> **STATED EXERCISE**
Exactly as written, quote every line that follows, skipping the images.

> **INPUT DATA**
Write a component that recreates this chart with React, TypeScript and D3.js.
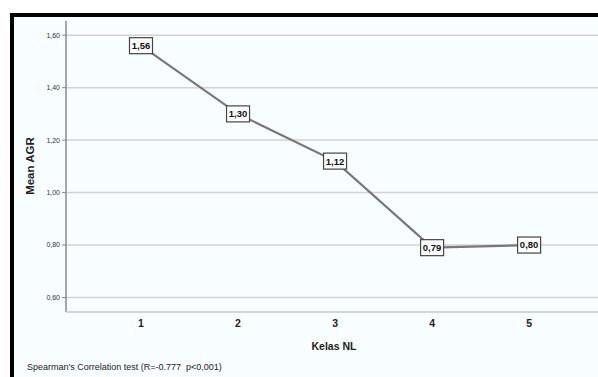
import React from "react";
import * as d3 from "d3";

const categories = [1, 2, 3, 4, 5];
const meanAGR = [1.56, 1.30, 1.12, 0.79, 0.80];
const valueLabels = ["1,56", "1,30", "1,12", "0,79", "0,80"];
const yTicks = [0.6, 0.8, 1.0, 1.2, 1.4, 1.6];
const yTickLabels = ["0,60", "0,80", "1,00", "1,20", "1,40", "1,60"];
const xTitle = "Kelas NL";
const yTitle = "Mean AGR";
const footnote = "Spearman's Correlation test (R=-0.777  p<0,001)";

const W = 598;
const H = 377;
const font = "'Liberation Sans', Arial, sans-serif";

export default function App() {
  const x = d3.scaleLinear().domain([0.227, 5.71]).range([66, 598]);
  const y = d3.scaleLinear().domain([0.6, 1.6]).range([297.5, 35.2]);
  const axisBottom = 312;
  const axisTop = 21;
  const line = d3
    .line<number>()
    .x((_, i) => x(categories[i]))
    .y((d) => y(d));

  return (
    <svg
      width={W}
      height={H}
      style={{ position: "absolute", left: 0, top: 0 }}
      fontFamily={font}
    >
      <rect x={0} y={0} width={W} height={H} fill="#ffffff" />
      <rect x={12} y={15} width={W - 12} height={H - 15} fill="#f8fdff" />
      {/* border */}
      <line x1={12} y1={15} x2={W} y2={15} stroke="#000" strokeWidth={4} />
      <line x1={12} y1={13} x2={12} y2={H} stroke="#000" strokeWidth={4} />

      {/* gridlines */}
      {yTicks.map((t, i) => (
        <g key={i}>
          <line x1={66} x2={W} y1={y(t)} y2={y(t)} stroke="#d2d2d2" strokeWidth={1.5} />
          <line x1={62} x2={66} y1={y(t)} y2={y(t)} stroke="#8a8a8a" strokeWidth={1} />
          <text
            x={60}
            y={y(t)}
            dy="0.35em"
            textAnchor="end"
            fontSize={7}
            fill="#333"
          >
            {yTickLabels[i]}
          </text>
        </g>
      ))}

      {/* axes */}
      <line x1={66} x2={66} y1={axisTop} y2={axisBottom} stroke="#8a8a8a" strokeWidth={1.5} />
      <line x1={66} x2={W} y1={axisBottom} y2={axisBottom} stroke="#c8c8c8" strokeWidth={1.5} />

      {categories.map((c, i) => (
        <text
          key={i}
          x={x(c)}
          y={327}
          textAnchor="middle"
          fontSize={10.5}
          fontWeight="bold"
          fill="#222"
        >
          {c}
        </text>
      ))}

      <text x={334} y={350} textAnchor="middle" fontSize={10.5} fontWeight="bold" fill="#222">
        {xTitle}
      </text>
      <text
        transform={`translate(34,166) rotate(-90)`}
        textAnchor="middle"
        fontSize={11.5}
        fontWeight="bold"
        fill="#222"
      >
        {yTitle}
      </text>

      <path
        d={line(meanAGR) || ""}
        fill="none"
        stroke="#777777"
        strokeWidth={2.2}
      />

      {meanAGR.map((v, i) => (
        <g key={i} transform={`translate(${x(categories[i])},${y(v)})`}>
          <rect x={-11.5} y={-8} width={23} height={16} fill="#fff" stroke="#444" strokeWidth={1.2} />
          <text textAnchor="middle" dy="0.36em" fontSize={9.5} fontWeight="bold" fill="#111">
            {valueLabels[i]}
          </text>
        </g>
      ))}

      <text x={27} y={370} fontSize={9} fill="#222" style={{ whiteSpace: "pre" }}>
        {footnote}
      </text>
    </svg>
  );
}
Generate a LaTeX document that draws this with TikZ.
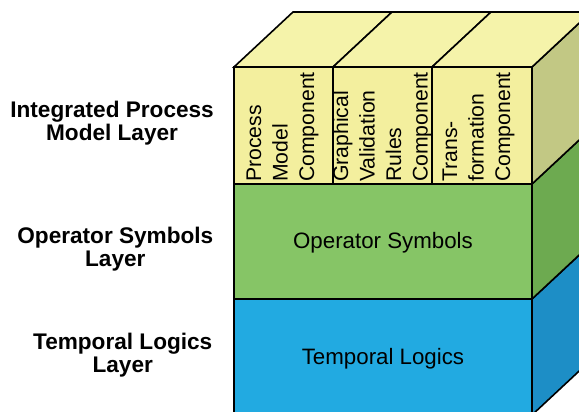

> **TASK OUTPUT**
Write a component that recreates this chart with React, TypeScript and D3.js.
import React from "react";
import * as d3 from "d3";

const categories = [1, 2, 3, 4, 5];
const meanAGR = [1.56, 1.30, 1.12, 0.79, 0.80];
const valueLabels = ["1,56", "1,30", "1,12", "0,79", "0,80"];
const yTicks = [0.6, 0.8, 1.0, 1.2, 1.4, 1.6];
const yTickLabels = ["0,60", "0,80", "1,00", "1,20", "1,40", "1,60"];
const xTitle = "Kelas NL";
const yTitle = "Mean AGR";
const footnote = "Spearman's Correlation test (R=-0.777  p<0,001)";

const W = 598;
const H = 377;
const font = "'Liberation Sans', Arial, sans-serif";

export default function App() {
  const x = d3.scaleLinear().domain([0.227, 5.71]).range([66, 598]);
  const y = d3.scaleLinear().domain([0.6, 1.6]).range([297.5, 35.2]);
  const axisBottom = 312;
  const axisTop = 21;
  const line = d3
    .line<number>()
    .x((_, i) => x(categories[i]))
    .y((d) => y(d));

  return (
    <svg
      width={W}
      height={H}
      style={{ position: "absolute", left: 0, top: 0 }}
      fontFamily={font}
    >
      <rect x={0} y={0} width={W} height={H} fill="#ffffff" />
      <rect x={12} y={15} width={W - 12} height={H - 15} fill="#f8fdff" />
      {/* border */}
      <line x1={12} y1={15} x2={W} y2={15} stroke="#000" strokeWidth={4} />
      <line x1={12} y1={13} x2={12} y2={H} stroke="#000" strokeWidth={4} />

      {/* gridlines */}
      {yTicks.map((t, i) => (
        <g key={i}>
          <line x1={66} x2={W} y1={y(t)} y2={y(t)} stroke="#d2d2d2" strokeWidth={1.5} />
          <line x1={62} x2={66} y1={y(t)} y2={y(t)} stroke="#8a8a8a" strokeWidth={1} />
          <text
            x={60}
            y={y(t)}
            dy="0.35em"
            textAnchor="end"
            fontSize={7}
            fill="#333"
          >
            {yTickLabels[i]}
          </text>
        </g>
      ))}

      {/* axes */}
      <line x1={66} x2={66} y1={axisTop} y2={axisBottom} stroke="#8a8a8a" strokeWidth={1.5} />
      <line x1={66} x2={W} y1={axisBottom} y2={axisBottom} stroke="#c8c8c8" strokeWidth={1.5} />

      {categories.map((c, i) => (
        <text
          key={i}
          x={x(c)}
          y={327}
          textAnchor="middle"
          fontSize={10.5}
          fontWeight="bold"
          fill="#222"
        >
          {c}
        </text>
      ))}

      <text x={334} y={350} textAnchor="middle" fontSize={10.5} fontWeight="bold" fill="#222">
        {xTitle}
      </text>
      <text
        transform={`translate(34,166) rotate(-90)`}
        textAnchor="middle"
        fontSize={11.5}
        fontWeight="bold"
        fill="#222"
      >
        {yTitle}
      </text>

      <path
        d={line(meanAGR) || ""}
        fill="none"
        stroke="#777777"
        strokeWidth={2.2}
      />

      {meanAGR.map((v, i) => (
        <g key={i} transform={`translate(${x(categories[i])},${y(v)})`}>
          <rect x={-11.5} y={-8} width={23} height={16} fill="#fff" stroke="#444" strokeWidth={1.2} />
          <text textAnchor="middle" dy="0.36em" fontSize={9.5} fontWeight="bold" fill="#111">
            {valueLabels[i]}
          </text>
        </g>
      ))}

      <text x={27} y={370} fontSize={9} fill="#222" style={{ whiteSpace: "pre" }}>
        {footnote}
      </text>
    </svg>
  );
}
Generate a LaTeX document that draws this with TikZ.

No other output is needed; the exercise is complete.